Award-winning Haitian photographer and long standing friend of Ciné Institute Daniel Morel took AFP & Getty Images to court for infringing on the copyrights he held for images taken following the 2010 earthquake. The jury awarded Daniel $1.2 million in damages.
A jury has awarded photographer Daniel Morel $1.2 million in damages after deciding that Agence France-Presse (AFP) and Getty Images willfully violated his copyright. The award is the maximum amount of statutory damages possible under the law. AFP and Getty Images were also found liable for 16 violations of the Digital Millenium Copyright Act. The verdict was read in Federal Court in Manhattan this afternoon, Morel’s attorney, Joseph Baio confirmed.
Throughout the trial, which began on November 13, attorneys for Getty Images and AFP had argued that the distribution of Morel’s images was not willful infringement but the result of mistakes. Lawyers for AFP and Getty Images had suggested an award of $275,000. That amount was based on a photographer’s day rate of $275 multiplied by 1,000, attorney Joseph Baio told Rangefinder’s Lindsay Comstock.

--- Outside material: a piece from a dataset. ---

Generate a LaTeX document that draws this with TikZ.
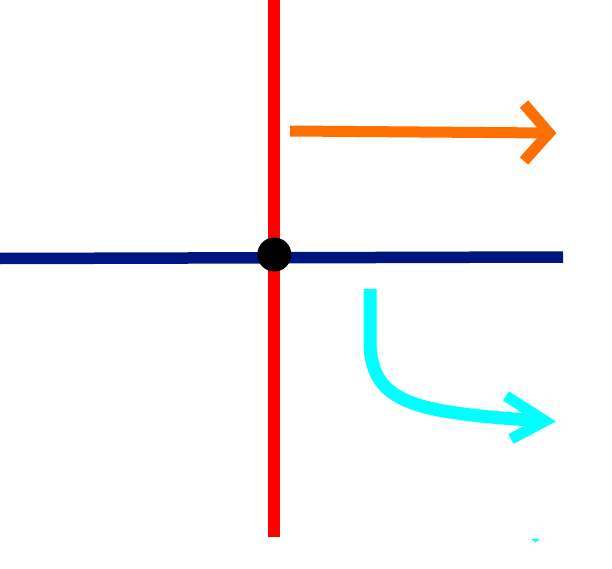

The case began in 2010 when Morel alerted AFP and Getty Images that they were distributing his exclusive images of the January 12, 2010 earthquake in Haiti without his permission; Morel received no payment for the use of his images. A Federal Court judge ruled in January that AFP, which originally distributed his images, had infringed his copyright. The jury trial that was to determine whether or not the infringement was willful, and what statutory damages should be awarded to Morel.
Lindsay Comstock at Rangefinder reports that Morel’s lawyer described the photographer as “delighted” with the verdict, while the defense was “dumbfounded.”